I really like the job schedule report solution from Jose L. Amado-Blanco and Jason Carter (Reader to Reader, "Job Schedule Report," November 2000). However, I ran into some problems with the usp_Scheduled_Jobs stored procedure that generates the report. After compiling and running the stored procedure, I looked at the resulting job schedule report and noticed that several jobs had average run durations that were greater than their max run durations. If you ran a job once, the average and max run durations would be the same, but the average duration should never exceed the max duration.

In delving into the problem, I found that for the max duration, the stored procedure simply formats the number of seconds returned from the max(run_duration) statement. I think the procedure first needs to convert the returned duration to minutes and seconds, then format it. For example, if max(run_duration) returns 351, that value doesn't mean the job's maximum runtime was 3 minutes, 51 seconds. Instead, the value means the maximum runtime was 351 seconds, which is 5.85 minutes or 5 minutes, 51 seconds. The same problem occurs when the stored procedure calculates average run duration.

The stored procedure might also have problems calculating run durations for multistep jobs. For example, let's say that I have a job with three steps and that the sysjobhistory table records two instances of the job's occurrence with the runtimes that Table 1 shows. By usp_Scheduled_Jobs' calculations, the max run duration would be 15, which is the longest run duration of any of the job steps. However, the accurate max run duration of Job1's first occurrence is 25, and the max duration of Job1's second occurrence is 26. So, the max duration of the job is 26, not 15. When you use the stored procedure to calculate average run duration, you get 8.5 (51/6), but the correct average job duration should be 25.5 (51/2).

The authors did some good work. However, I think the stored procedure needs some tweaking.

Thanks for your interest in our usp_Scheduled_Jobs stored procedure, which generates a job schedule report. And thanks for finding a bug that can cause the stored procedure to report jobs with average run durations that are greater than their max run durations. Web Listing 1, which you can download from the SQL Server Magazine Web site (see the More on the Web box for instructions), shows the inaccurate code from the original stored procedure. Web Listing 2 (also available online) shows the fixed code, with Callout A highlighting the modification.
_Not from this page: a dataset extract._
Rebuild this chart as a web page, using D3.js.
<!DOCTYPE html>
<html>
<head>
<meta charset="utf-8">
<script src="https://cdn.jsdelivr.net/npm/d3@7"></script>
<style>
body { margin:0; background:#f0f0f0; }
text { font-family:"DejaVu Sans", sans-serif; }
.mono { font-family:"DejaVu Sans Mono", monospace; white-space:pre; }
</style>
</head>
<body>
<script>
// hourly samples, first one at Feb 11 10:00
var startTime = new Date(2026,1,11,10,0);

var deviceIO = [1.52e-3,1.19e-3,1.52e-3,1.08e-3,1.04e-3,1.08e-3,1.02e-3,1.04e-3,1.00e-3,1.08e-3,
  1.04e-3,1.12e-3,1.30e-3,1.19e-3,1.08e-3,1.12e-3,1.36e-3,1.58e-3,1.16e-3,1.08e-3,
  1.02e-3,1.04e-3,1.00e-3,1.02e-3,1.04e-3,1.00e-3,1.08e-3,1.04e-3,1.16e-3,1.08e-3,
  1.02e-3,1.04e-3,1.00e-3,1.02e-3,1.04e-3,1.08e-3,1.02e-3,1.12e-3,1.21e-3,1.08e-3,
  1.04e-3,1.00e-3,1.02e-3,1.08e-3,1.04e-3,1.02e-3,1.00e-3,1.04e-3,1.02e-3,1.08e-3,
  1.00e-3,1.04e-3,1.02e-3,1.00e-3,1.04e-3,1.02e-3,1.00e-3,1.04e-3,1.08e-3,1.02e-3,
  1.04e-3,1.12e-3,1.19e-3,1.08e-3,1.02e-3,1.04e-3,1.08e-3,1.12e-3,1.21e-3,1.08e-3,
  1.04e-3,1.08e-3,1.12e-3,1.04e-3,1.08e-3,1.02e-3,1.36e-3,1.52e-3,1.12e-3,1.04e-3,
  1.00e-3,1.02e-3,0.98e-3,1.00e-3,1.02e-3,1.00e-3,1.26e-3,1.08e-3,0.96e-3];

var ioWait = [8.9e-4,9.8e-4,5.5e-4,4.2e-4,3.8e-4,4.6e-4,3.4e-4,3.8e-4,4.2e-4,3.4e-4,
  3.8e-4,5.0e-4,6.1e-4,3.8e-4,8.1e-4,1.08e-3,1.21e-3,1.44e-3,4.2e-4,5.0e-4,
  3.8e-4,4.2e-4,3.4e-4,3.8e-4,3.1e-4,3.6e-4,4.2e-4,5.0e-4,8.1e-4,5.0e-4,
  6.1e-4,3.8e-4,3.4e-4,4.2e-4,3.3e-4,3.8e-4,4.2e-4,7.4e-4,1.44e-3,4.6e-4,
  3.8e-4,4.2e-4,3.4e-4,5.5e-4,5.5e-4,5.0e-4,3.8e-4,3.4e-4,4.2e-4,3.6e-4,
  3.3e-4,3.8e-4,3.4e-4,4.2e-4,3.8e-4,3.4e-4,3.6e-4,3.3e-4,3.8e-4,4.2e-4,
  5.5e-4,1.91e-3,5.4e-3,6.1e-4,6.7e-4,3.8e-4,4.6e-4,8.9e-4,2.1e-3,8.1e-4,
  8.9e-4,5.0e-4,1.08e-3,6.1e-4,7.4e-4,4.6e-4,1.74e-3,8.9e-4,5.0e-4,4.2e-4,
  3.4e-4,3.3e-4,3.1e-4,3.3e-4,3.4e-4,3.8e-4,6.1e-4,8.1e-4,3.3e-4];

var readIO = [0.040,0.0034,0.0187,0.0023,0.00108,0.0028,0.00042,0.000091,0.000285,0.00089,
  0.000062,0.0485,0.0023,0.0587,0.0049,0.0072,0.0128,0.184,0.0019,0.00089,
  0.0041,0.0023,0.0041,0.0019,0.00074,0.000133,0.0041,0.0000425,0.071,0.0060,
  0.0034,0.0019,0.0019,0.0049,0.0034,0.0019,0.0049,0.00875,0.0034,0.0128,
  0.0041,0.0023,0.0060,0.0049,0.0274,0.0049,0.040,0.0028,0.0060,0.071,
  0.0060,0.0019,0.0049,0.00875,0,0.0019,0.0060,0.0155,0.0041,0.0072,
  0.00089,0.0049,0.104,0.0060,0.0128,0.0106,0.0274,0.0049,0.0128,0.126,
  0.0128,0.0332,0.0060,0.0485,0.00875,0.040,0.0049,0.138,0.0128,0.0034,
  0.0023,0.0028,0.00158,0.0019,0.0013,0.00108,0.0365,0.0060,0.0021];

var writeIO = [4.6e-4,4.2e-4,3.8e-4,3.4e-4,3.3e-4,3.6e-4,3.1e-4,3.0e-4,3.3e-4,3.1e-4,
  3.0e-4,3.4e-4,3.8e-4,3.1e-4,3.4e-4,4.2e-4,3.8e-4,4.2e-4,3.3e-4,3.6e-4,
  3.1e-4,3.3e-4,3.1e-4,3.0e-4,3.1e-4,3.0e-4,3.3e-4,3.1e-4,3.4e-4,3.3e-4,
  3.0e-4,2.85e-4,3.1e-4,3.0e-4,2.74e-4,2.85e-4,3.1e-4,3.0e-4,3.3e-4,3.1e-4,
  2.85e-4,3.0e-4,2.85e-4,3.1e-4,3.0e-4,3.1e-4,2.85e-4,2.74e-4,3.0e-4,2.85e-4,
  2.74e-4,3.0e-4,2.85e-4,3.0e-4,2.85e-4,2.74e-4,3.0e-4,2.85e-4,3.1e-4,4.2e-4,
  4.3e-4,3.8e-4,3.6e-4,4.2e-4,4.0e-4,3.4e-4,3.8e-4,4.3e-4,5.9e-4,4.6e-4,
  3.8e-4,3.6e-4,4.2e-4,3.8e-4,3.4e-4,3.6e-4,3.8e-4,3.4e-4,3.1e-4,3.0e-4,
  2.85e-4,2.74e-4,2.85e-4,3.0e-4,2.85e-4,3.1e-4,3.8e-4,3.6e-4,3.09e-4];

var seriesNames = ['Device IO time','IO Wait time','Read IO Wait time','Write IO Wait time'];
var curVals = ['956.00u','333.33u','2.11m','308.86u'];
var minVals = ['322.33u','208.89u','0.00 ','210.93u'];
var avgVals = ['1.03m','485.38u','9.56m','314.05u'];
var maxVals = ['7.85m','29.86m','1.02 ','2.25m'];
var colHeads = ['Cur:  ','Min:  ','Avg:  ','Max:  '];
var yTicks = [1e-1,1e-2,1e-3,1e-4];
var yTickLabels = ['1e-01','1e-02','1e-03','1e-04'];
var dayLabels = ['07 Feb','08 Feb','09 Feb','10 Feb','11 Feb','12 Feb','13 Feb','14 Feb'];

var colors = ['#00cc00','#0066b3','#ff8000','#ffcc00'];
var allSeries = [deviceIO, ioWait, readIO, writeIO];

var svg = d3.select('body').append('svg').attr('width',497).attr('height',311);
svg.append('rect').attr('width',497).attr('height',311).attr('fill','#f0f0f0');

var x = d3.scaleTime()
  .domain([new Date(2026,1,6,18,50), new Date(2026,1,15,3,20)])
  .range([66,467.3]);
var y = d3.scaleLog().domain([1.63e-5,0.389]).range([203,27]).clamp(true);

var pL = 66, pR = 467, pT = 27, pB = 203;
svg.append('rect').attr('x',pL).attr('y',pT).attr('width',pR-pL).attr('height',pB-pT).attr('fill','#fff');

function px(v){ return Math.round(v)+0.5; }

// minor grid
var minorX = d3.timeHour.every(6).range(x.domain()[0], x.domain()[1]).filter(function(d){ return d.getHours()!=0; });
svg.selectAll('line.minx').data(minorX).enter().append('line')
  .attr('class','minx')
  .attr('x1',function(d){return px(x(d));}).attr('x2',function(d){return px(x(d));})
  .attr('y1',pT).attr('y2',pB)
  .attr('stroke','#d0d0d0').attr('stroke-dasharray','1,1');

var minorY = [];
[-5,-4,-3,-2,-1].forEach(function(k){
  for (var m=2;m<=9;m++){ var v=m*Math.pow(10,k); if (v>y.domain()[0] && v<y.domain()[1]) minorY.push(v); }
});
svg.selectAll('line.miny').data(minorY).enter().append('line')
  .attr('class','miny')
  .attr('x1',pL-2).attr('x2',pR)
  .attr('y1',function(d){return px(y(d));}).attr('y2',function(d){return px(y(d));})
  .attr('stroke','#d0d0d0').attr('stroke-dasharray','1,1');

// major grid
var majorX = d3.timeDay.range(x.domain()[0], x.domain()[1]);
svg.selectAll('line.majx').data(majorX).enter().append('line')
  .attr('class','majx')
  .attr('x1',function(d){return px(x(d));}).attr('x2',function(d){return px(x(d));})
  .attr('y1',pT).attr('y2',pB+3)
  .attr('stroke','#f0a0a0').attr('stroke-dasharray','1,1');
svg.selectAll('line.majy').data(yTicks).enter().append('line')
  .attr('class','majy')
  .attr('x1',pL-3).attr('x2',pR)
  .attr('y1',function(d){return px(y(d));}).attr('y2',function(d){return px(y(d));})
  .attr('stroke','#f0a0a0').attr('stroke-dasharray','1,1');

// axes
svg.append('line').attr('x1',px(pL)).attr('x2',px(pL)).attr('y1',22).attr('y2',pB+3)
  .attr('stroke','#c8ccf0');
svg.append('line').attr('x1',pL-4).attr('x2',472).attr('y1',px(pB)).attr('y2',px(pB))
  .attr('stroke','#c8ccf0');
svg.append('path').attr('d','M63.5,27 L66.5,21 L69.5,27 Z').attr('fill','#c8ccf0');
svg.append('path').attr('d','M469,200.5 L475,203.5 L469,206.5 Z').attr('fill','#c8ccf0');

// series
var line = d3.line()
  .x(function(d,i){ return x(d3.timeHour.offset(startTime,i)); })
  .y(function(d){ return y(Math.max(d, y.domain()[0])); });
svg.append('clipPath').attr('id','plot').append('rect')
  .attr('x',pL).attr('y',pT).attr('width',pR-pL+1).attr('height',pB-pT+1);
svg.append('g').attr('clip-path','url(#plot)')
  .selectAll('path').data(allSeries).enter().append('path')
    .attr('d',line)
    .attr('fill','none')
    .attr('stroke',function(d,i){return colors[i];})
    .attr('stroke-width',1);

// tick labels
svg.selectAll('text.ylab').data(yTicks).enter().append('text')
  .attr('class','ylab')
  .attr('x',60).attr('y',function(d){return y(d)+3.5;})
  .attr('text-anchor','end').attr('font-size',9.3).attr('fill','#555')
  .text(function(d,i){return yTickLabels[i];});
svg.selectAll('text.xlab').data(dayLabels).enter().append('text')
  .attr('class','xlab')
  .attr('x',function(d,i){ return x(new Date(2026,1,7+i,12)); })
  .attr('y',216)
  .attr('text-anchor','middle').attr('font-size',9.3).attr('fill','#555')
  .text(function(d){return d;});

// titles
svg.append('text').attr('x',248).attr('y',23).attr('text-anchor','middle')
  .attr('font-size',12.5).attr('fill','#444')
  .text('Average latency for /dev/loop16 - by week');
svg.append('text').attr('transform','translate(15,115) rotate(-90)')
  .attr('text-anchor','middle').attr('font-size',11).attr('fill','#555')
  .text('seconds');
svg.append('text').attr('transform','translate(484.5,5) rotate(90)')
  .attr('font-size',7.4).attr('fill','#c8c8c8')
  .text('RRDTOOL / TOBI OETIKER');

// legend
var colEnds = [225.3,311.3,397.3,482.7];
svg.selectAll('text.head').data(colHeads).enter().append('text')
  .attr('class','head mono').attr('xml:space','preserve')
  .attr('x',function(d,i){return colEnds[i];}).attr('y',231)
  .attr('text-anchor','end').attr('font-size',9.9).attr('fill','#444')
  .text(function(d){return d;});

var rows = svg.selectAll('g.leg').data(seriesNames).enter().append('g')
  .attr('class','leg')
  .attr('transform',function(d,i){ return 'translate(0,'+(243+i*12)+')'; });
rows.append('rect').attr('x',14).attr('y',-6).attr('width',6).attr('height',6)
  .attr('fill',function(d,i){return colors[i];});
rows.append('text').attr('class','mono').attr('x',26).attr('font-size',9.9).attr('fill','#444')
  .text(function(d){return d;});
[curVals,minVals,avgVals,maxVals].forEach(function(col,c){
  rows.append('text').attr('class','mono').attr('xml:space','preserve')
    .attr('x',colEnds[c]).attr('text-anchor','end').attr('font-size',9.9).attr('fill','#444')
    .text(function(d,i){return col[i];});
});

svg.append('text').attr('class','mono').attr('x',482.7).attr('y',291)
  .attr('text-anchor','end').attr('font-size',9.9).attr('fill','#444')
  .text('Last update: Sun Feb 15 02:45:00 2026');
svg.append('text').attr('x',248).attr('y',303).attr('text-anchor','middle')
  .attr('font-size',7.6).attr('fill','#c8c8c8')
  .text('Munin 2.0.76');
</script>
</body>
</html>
However, the stored procedure does format duration correctly. To understand how our stored procedure presents run duration, let's look at how SQL Server saves run duration information about a job and its steps.

According to SQL Server Books Online (BOL), run_duration is an integer column that is the "amount of time incurred in the execution of the job or step." What BOL doesn't clarify is whether the format is seconds, minutes, or some other unit of measure. However, by looking at the run_duration column's value and at how the SQL Server Agent reports Run Duration when you view a job's history, we found that SQL Server uses the format hhmmss. So, a run_duration value of 101 means 1 minute, 1 second.
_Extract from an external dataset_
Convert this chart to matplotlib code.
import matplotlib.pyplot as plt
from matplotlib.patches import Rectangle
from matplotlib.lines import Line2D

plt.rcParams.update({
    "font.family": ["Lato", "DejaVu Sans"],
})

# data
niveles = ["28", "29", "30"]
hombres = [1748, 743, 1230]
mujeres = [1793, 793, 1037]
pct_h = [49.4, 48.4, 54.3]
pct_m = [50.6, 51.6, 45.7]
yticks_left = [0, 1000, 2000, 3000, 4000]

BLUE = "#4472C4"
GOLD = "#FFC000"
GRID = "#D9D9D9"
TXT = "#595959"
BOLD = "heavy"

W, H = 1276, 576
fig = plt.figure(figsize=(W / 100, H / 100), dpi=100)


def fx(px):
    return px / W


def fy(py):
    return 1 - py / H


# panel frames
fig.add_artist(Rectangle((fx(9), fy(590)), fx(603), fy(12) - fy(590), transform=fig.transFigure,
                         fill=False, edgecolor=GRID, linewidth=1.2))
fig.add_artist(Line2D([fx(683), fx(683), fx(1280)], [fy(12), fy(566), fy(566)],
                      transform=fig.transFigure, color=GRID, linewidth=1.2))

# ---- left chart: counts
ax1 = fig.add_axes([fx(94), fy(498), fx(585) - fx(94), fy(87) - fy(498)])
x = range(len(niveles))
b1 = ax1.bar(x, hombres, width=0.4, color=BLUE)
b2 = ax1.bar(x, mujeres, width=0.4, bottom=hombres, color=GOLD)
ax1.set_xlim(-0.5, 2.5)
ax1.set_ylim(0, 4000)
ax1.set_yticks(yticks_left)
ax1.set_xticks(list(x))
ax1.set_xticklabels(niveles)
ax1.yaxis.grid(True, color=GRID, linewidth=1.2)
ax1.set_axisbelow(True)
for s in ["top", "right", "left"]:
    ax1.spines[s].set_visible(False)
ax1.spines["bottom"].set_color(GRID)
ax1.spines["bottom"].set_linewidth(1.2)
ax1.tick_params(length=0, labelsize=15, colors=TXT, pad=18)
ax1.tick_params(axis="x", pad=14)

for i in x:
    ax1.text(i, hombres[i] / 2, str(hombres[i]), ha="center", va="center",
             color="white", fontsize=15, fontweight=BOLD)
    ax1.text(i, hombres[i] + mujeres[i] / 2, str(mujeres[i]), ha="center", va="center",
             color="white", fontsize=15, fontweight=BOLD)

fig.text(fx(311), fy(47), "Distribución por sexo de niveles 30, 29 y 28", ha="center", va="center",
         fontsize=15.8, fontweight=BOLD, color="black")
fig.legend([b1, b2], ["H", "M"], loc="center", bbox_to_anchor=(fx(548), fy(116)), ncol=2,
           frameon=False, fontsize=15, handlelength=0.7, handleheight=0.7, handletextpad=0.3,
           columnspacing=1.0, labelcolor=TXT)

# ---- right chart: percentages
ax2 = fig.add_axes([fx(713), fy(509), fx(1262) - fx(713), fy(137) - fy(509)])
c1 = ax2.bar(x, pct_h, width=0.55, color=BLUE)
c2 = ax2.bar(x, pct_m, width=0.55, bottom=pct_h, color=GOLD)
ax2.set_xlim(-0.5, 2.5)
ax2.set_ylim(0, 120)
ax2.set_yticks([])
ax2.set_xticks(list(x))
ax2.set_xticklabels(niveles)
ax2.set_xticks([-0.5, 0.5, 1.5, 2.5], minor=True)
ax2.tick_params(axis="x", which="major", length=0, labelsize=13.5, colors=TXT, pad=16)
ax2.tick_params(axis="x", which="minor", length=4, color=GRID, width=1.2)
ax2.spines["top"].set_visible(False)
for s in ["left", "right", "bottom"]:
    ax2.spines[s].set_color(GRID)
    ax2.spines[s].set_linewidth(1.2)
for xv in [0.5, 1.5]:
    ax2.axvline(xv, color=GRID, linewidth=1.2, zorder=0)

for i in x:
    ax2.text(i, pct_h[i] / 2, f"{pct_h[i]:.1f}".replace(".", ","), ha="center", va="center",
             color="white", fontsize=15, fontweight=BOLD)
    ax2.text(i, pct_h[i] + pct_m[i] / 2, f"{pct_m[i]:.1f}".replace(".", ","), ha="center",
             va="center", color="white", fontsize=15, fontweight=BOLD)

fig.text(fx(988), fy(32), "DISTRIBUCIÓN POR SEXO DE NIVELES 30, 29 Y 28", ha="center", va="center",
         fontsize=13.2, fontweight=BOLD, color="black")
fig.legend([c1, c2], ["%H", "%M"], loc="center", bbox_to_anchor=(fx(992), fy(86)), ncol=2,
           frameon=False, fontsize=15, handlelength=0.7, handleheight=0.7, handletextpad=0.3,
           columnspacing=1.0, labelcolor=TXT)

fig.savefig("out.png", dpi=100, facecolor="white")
Finally, let's look at your concern about the stored procedure's ability to correctly calculate run durations for multistep jobs. Each time a job runs, sysjobhistory records how much time each step and the whole job takes. For example, running the query

SELECT, jh.step_id, jh.step_name, jh.run_date,
	jh.run_time, jh.run_duration
FROM msdb..sysjobhistory AS jh INNER JOIN
	msdb..sysjobs AS j
	   ON j.job_id = jh.job_id
ORDER BY, jh.run_date, jh.run_time, jh.step_id

on one of our servers produces the report that Figure 1 shows. As you can see in Figure 1, step 0 contains the sum of all the job steps. The stored procedure then returns only the rows where step_id equals 0—that is, the stored procedure returns only records that summarize the job steps.